From Competition to Collaboration: Building Bridges in the News Ecosystem
Insights from Sky News at INMA World Congress

“Competition sharpens us, collaboration sustains us.”
That was the central message from Andy Thomson, Executive Director of Business Operations at Sky News Group, during his closing keynote at INMA World Congress. In a session focused on the future of the news ecosystem, Thomson made a compelling case for why media organizations must continue to compete fiercely while also recognizing the areas where collective action is essential.
“In our industry, strong organizations know that we compete, but also we need to collaborate,” Thomson said.
For Sky News, competition still matters. It drives distinctive journalism, sharper storytelling, and the daily work of earning audience trust. Yet Thomson argued that the industry’s biggest challenges now extend beyond the reach of any single newsroom. Shifting audience behavior, platform disruption, AI, misinformation, and pressure on traditional business models are shared problems that require shared solutions.
“The question for us isn’t whether we compete. Of course we do compete,” he said. “But where and how we find the right partnerships.”
A major focus of the session was artificial intelligence, which Thomson described as one of the clearest areas where publishers need to work together. He pointed to risks around disinformation, lack of fair compensation, loss of control over content, and the growing difficulty of understanding how generative AI tools use publisher material.
That is where industry initiatives like SPUR, which stands for Standards and Publisher Rights, come in. Thomson described SPUR as an effort to create ground rules that give publishers more visibility, fairness, and accountability in an AI-centered media environment.
“This isn’t about limiting competition,” he said. “It’s about transparency, fairness, and accountability.”
Collaboration, Thomson emphasized, is also about creating stronger journalism products. He highlighted Sky News’ partnership with Tortoise Media on War Game, a scenario-based podcast that combined Sky News’ defense expertise with Tortoise’s long-form audio storytelling. The result was a distinctive editorial product that topped Apple charts for eight weeks and gained strong traction with audiences.
He also pointed to partnerships around politics podcasts, international distribution, commercial products, and technology, including work with platforms and partners to strengthen audience experience and improve access to trusted journalism.

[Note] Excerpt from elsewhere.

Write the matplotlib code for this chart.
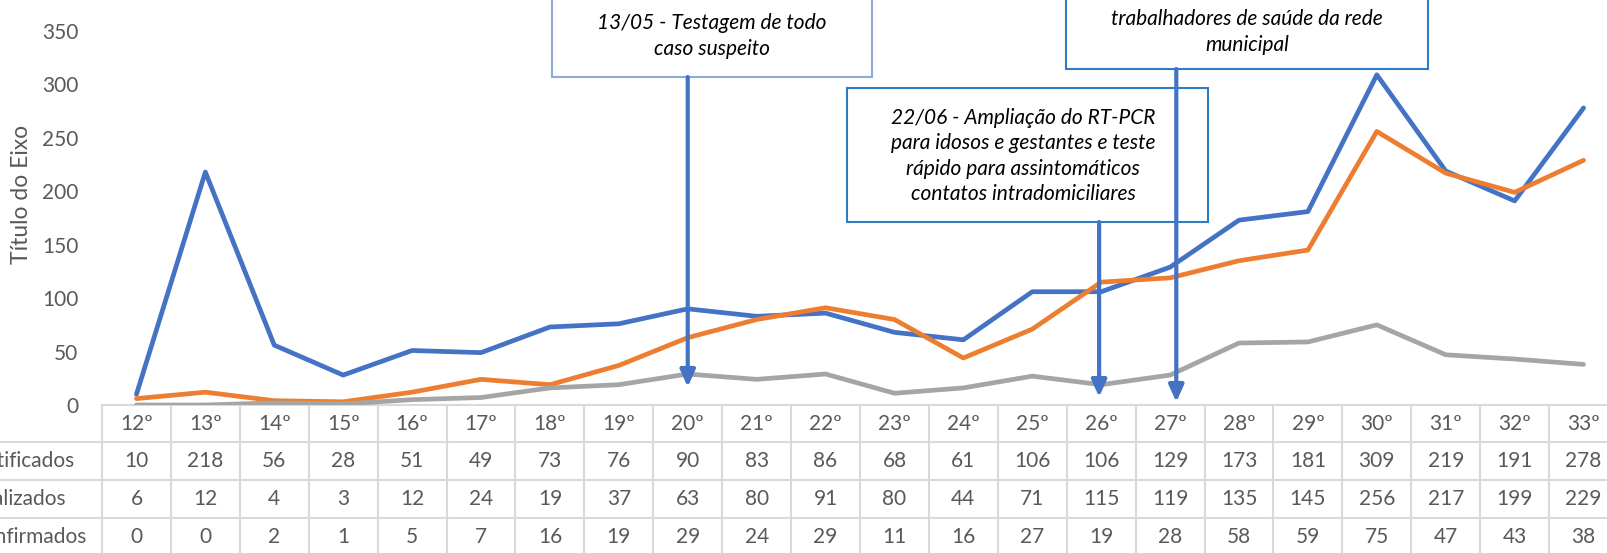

Across these examples, Thomson returned to the same idea: collaboration works best when each partner brings a clear strength. It should add value to the journalism, expand reach, or help create sustainable models for the future.
As news consumption spreads across TV, streaming, social platforms, podcasts, apps, and emerging formats, internal collaboration has become just as important as external partnership. Thomson explained that Sky News is rethinking newsroom workflows so editorial, product, and production teams can work together from the beginning of a story, considering how it will be distributed and experienced across platforms.

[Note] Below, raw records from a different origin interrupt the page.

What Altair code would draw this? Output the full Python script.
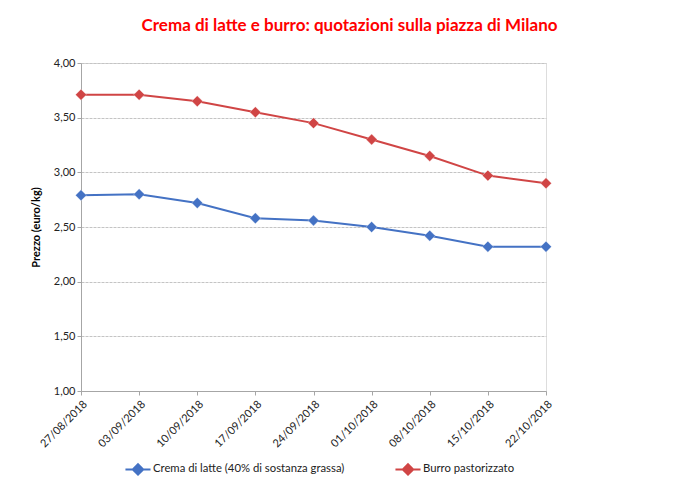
import altair as alt
import pandas as pd

dates = ["27/08/2018", "03/09/2018", "10/09/2018", "17/09/2018", "24/09/2018",
         "01/10/2018", "08/10/2018", "15/10/2018", "22/10/2018"]
crema = [2.79, 2.80, 2.72, 2.58, 2.56, 2.50, 2.42, 2.32, 2.32]
burro = [3.71, 3.71, 3.65, 3.55, 3.45, 3.30, 3.15, 2.97, 2.90]
series_names = ["Crema di latte (40% di sostanza grassa)", "Burro pastorizzato"]
colors = ["#4472C4", "#D04545"]

rows = []
for d, c, b in zip(dates, crema, burro):
    rows.append({"data": d, "serie": series_names[0], "prezzo": c})
    rows.append({"data": d, "serie": series_names[1], "prezzo": b})
df = pd.DataFrame(rows)

FONT = "Lato"

x = alt.X("data:O", sort=dates, title=None,
          scale=alt.Scale(type="point", padding=0),
          axis=alt.Axis(labelAngle=-45, labelAlign="right", labelBaseline="top",
                        labelPadding=3, labelFontSize=11, labelColor="#222222",
                        domainColor="#a6a6a6", tickColor="#a6a6a6", tickSize=4,
                        grid=False, labelFont=FONT))
y = alt.Y("prezzo:Q", title="Prezzo (euro/kg)",
          scale=alt.Scale(domain=[1, 4], nice=False, zero=False),
          axis=alt.Axis(values=[1, 1.5, 2, 2.5, 3, 3.5, 4],
                        labelExpr="replace(format(datum.value, '.2f'), '.', ',')",
                        labelFontSize=11, labelColor="#222222", labelFont=FONT,
                        titleFont=FONT, titleFontSize=11, titleFontWeight="bold",
                        titleColor="#000000", titlePadding=12,
                        domainColor="#a6a6a6", tickColor="#a6a6a6", tickSize=4,
                        gridColor="#c4c4c4", gridDash=[3, 1]))
color = alt.Color("serie:N", sort=series_names,
                  scale=alt.Scale(domain=series_names, range=colors),
                  legend=alt.Legend(title=None, orient="none", direction="horizontal",
                                    legendX=47, legendY=396,
                                    symbolType="M-1.45,0L1.45,0M0,-0.6L0.6,0L0,0.6L-0.6,0Z",
                                    symbolSize=300, symbolStrokeWidth=2,
                                    labelFontSize=11.3, labelFont=FONT, labelColor="#222222",
                                    labelLimit=0, columnPadding=46, labelOffset=5))

base = alt.Chart(df)
lines = base.mark_line(strokeWidth=2).encode(x=x, y=y, color=color)
points = base.mark_point(shape="diamond", size=120, filled=True, opacity=1,
                         stroke="#ffffff", strokeWidth=0.3).encode(x=x, y=y, color=color)

chart = alt.layer(lines, points).properties(
    width=465, height=328,
    title=alt.Title("Crema di latte e burro: quotazioni sulla piazza di Milano",
                    font=FONT, fontSize=17, fontWeight="bold", color="#FF0000",
                    anchor="middle", offset=22, dx=36),
    padding={"left": 73, "top": 55, "right": 136, "bottom": 90},
    autosize=alt.AutoSizeParams(type="none"),
).configure_view(strokeWidth=0, stroke="transparent").configure(background="#ffffff")

chart.save("out.html", embed_options={"renderer": "svg", "actions": False})
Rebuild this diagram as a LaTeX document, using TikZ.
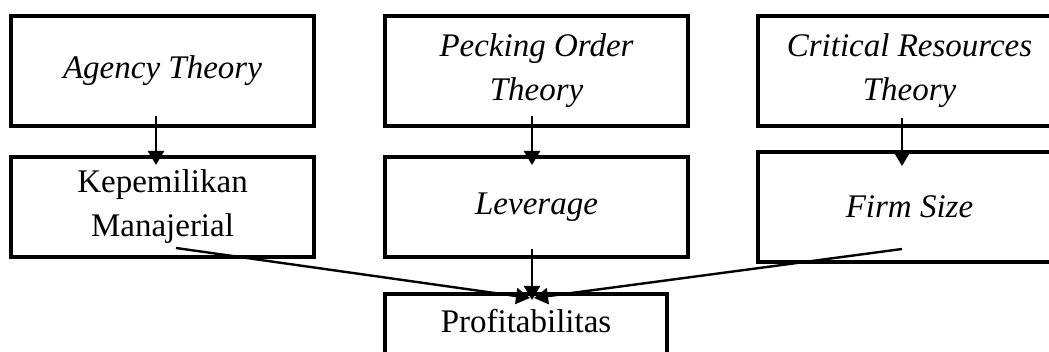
\documentclass[tikz,border=0pt]{standalone}
\usepackage{fontspec}
\setmainfont{Liberation Serif}
\usetikzlibrary{arrows.meta}
\begin{document}
\begin{tikzpicture}[x=0.5pt,y=-0.5pt,
  box/.style={draw,line width=2pt,minimum width=151.5pt,minimum height=55pt,
    align=center,font=\fontsize{16.5}{22}\selectfont},
  itbox/.style={box,font=\fontsize{16.5}{22}\selectfont\itshape},
  arr/.style={line width=1.2pt,-{Triangle[length=7pt,width=8pt]}}]
\useasboundingbox (0,0) rectangle (1049,352);
\clip (0,0) rectangle (1049,352);
% theories
\node[itbox] (agency) at (162.5,71) {Agency Theory};
\node[itbox] (pecking) at (536.5,71) {Pecking Order\\Theory};
\node[itbox] (critical) at (909.5,71) {Critical Resources\\Theory};
% variables
\node[box,minimum height=50pt] (kepemilikan) at (162.5,207) {Kepemilikan\\Manajerial};
\node[itbox,minimum height=50pt] (leverage) at (536.5,207) {Leverage};
\node[itbox] (firmsize) at (909.5,207) {Firm Size};
\node[box,anchor=north,minimum width=141pt,minimum height=0pt,text height=11pt,
  text depth=13pt,inner ysep=8pt] (profit) at (526,292) {Profitabilitas};
% arrows
\draw[arr] ([xshift=-3.25pt,yshift=6pt]agency.south) -- ([xshift=-3.25pt,yshift=-5pt]kepemilikan.north);
\draw[arr] ([xshift=-2.25pt,yshift=6pt]pecking.south) -- ([xshift=-2.25pt,yshift=-5pt]leverage.north);
\draw[arr] ([xshift=-3.75pt,yshift=5pt]critical.south) -- ([xshift=-3.75pt,yshift=-8pt]firmsize.north);
\draw[arr] ([xshift=6.75pt,yshift=5.5pt]kepemilikan.south) -- ([xshift=2pt,yshift=-3pt]profit.north);
\draw[arr] ([xshift=-2.25pt,yshift=5pt]leverage.south) -- ([xshift=3pt,yshift=-4pt]profit.north);
\draw[arr] ([xshift=-3.75pt,yshift=7.5pt]firmsize.south) -- ([xshift=4pt,yshift=-3pt]profit.north);
\end{tikzpicture}
\end{document}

“Our reporting is no longer tied to a single place or TV schedule,” he said.
That shift requires new skills, new systems, and a willingness to rethink how journalism is packaged for different audiences. For Thomson, the future depends on knowing when to compete and when to build together.
“We must collaborate where it makes sense to do so across industry, commercially, platform and certainly coexistence,” he said.
The closing takeaway was clear. News organizations should continue to compete for trust, talent, audiences, and impact. That competition makes the industry better. But in the areas that determine journalism’s long-term survival, collaboration is no longer optional.
As Thomson put it: “Competition sharpens us, collaboration sustains us.”